• [AVAILABLE DATA]:
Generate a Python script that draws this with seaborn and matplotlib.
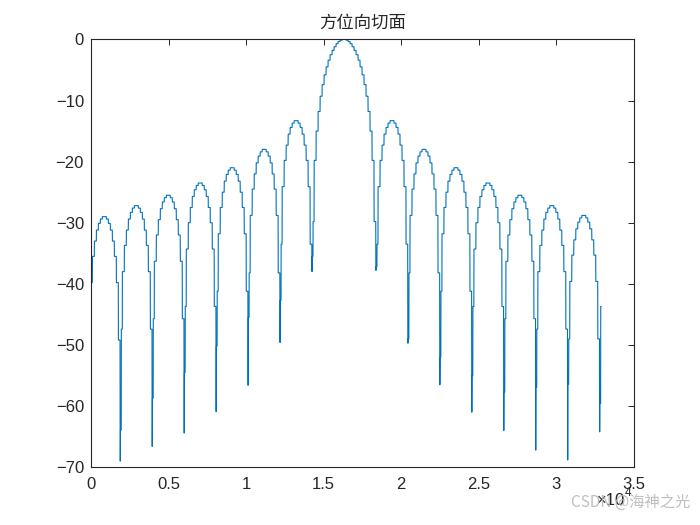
import numpy as np
import pandas as pd
import matplotlib
matplotlib.use("Agg")
import matplotlib.pyplot as plt
import seaborn as sns

# ---------------- data ----------------
# positions of the nulls (sample index)
null_x = [1890, 3952, 6014, 8076, 10138, 12200, 14262,
          18386, 20448, 22510, 24572, 26634, 28696, 30758, 32820]
first_edge = -172          # (virtual) null left of the first lobe
last_x = 32920             # last sample of the cut
# lobe peak levels (dB), left to right; main lobe = 0 dB
lobe_peak_db = [-29.0, -27.2, -25.5, -23.5, -21.0, -18.0, -13.3, 0.0,
                -13.3, -18.0, -21.0, -23.5, -25.5, -27.2, -28.8, -23.5]
# deepest sample in each null and the neighbouring shallower sample
null_deep_db = [-69.0, -66.6, -64.4, -60.9, -56.6, -49.6, -38.0,
                -37.8, -49.7, -56.5, -61.0, -64.0, -67.2, -68.8, -64.2]
null_shallow_db = [-63.9, -58.7, -54.5, -50.2, -45.5, -42.7, -35.5,
                   -37.2, -49.0, -52.0, -55.0, -57.7, -56.9, -56.4, -59.5]
# stair levels across one side lobe / the main lobe, relative to the lobe peak (dB)
sidelobe_step_db = [-20.2, -10.8, -6.5, -4.0, -2.2, -1.1, -0.4, 0.0,
                    0.0, -0.4, -1.1, -2.2, -4.0, -6.5, -10.8, -20.2]
mainlobe_step_db = [-29.8, -19.8, -15.0, -11.8, -9.3, -7.4, -5.8, -4.5,
                    -3.4, -2.5, -1.8, -1.2, -0.7, -0.35, -0.13, -0.01,
                    -0.01, -0.13, -0.35, -0.7, -1.2, -1.8, -2.5, -3.4,
                    -4.5, -5.8, -7.4, -9.3, -11.8, -15.0, -19.8, -29.8]
x_ticks = [0, 5000, 10000, 15000, 20000, 25000, 30000, 35000]
x_tick_labels = ["0", "0.5", "1", "1.5", "2", "2.5", "3", "3.5"]
y_ticks = [-70, -60, -50, -40, -30, -20, -10, 0]

# ---------------- build the sampled cut ----------------
x = np.arange(0, last_x + 1)
y = np.zeros_like(x, dtype=float)
edges = [first_edge] + null_x + [null_x[-1] + (null_x[-1] - null_x[-2])]
for k in range(len(edges) - 1):
    a, b = edges[k], edges[k + 1]
    prof = np.array(mainlobe_step_db if lobe_peak_db[k] == 0.0 else sidelobe_step_db)
    m = (x >= a) & (x < b)
    j = np.clip(((x[m] - a) / (b - a) * len(prof)).astype(int), 0, len(prof) - 1)
    y[m] = lobe_peak_db[k] + prof[j]
for nx, dd, sd in zip(null_x, null_deep_db, null_shallow_db):
    y[(x >= nx - 15) & (x < nx + 5)] = dd
    y[(x >= nx + 5) & (x < nx + 60)] = sd
df = pd.DataFrame({"x": x, "y": y})

# ---------------- plot ----------------
sns.set_style("white")
plt.rcParams["font.family"] = ["Liberation Sans", "DejaVu Sans"]
axc = "#262626"

fig = plt.figure(figsize=(7, 5.25), dpi=100)
ax = fig.add_axes([0.13, 0.11, 0.775, 0.815])
sns.lineplot(data=df, x="x", y="y", ax=ax, color="#0072BD", linewidth=0.8,
             estimator=None, sort=False)

ax.set_xlim(0, 35000)
ax.set_ylim(-70, 0)
ax.set_xticks(x_ticks)
ax.set_xticklabels(x_tick_labels)
ax.set_yticks(y_ticks)
ax.set_xlabel("")
ax.set_ylabel("")
for s in ax.spines.values():
    s.set_visible(True)
    s.set_color(axc)
    s.set_linewidth(0.8)
ax.tick_params(direction="in", length=4.5, width=0.7, colors=axc,
               top=True, right=True, labelsize=12)
ax.tick_params(axis="x", pad=7)
ax.tick_params(axis="y", pad=5)
ax.set_title("方位向切面", fontsize=12.5, color=axc, pad=8,
             family=["Noto Sans CJK SC", "DejaVu Sans"])

# MATLAB-style exponent label
fig.text(625 / 700, 1 - 505 / 525, "×10", ha="right", va="baseline",
         fontsize=12, color=axc)
fig.text(625 / 700, 1 - 496 / 525, "4", ha="left", va="baseline",
         fontsize=8.5, color=axc)
# watermark
fig.text(690 / 700, 1 - 507 / 525, "CSDN @海神之光", ha="right", va="baseline",
         fontsize=11, color="#b8b8b8", alpha=0.9,
         family=["Noto Sans CJK SC", "DejaVu Sans"])

fig.savefig("out.png", dpi=100)
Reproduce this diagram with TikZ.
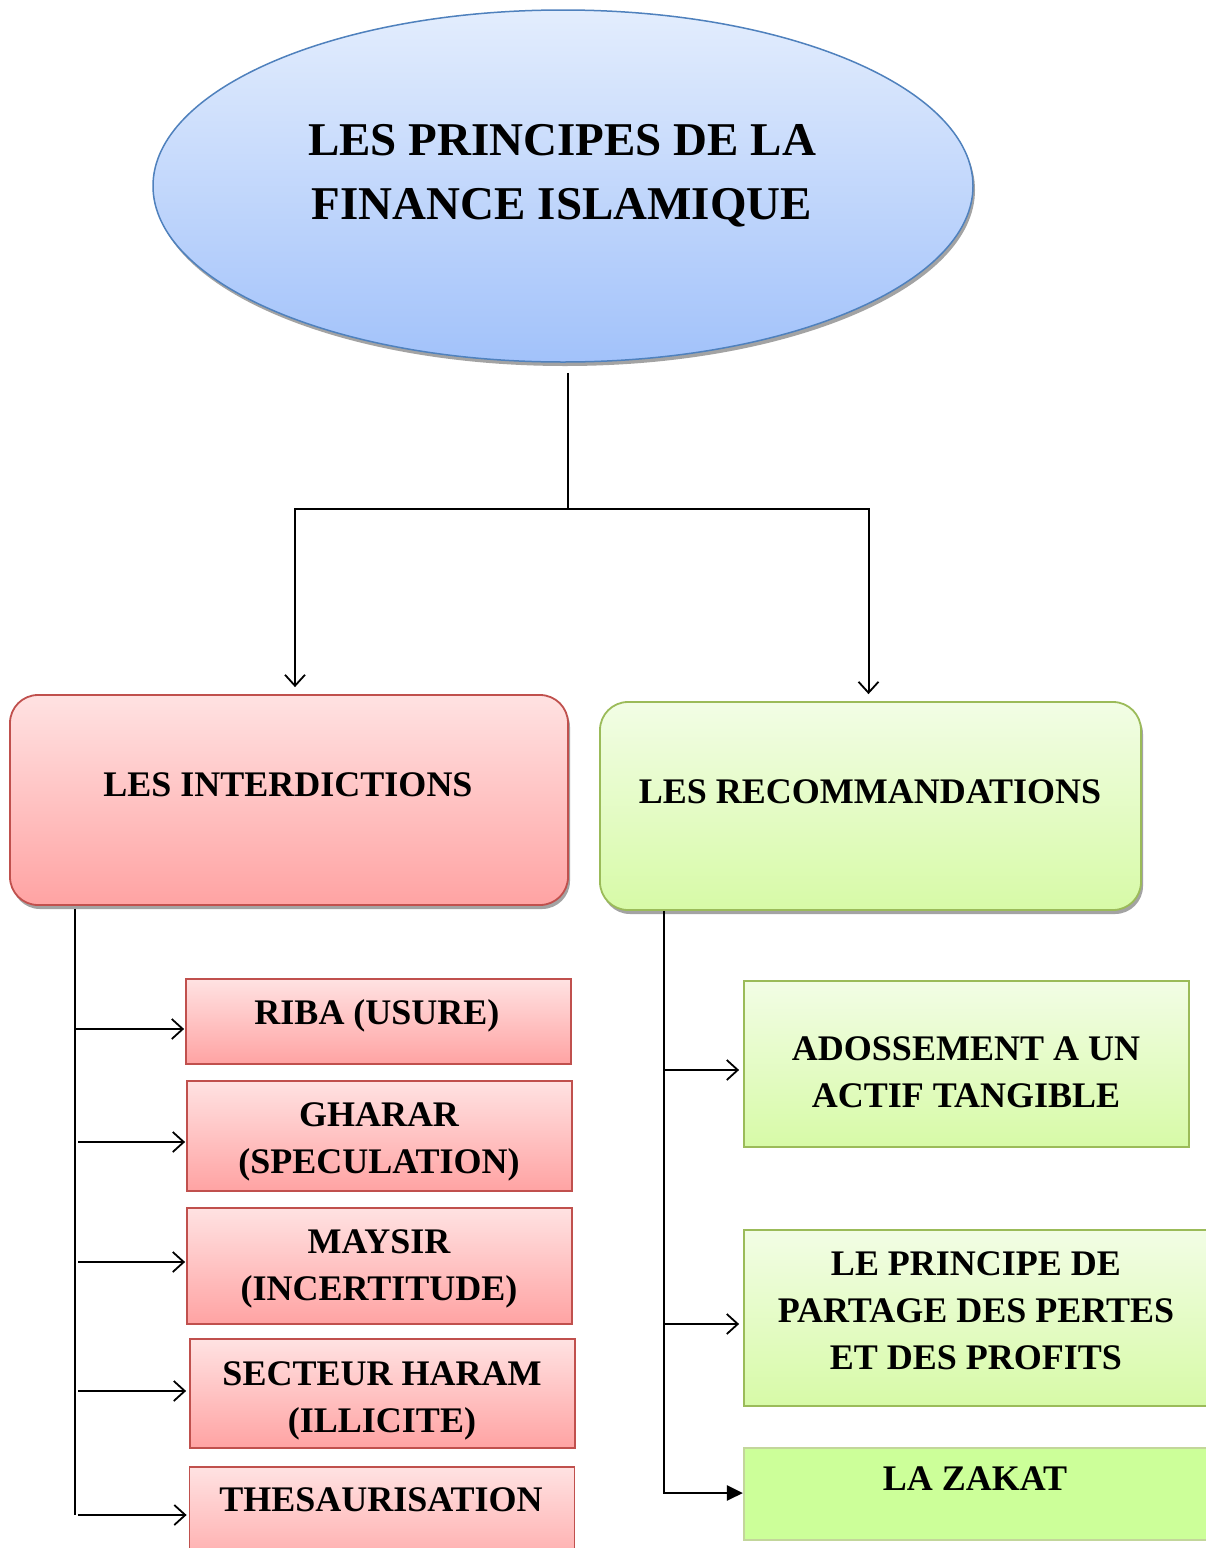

• [EXERCISE TASK]: Write out the lines from the start of the material to the line with "import seaborn as sns", inclusive and exactly. Skip the pictures.

• [IN RESPONSE]:
Generate a Python script that draws this with seaborn and matplotlib.
import numpy as np
import pandas as pd
import matplotlib
matplotlib.use("Agg")
import matplotlib.pyplot as plt
import seaborn as sns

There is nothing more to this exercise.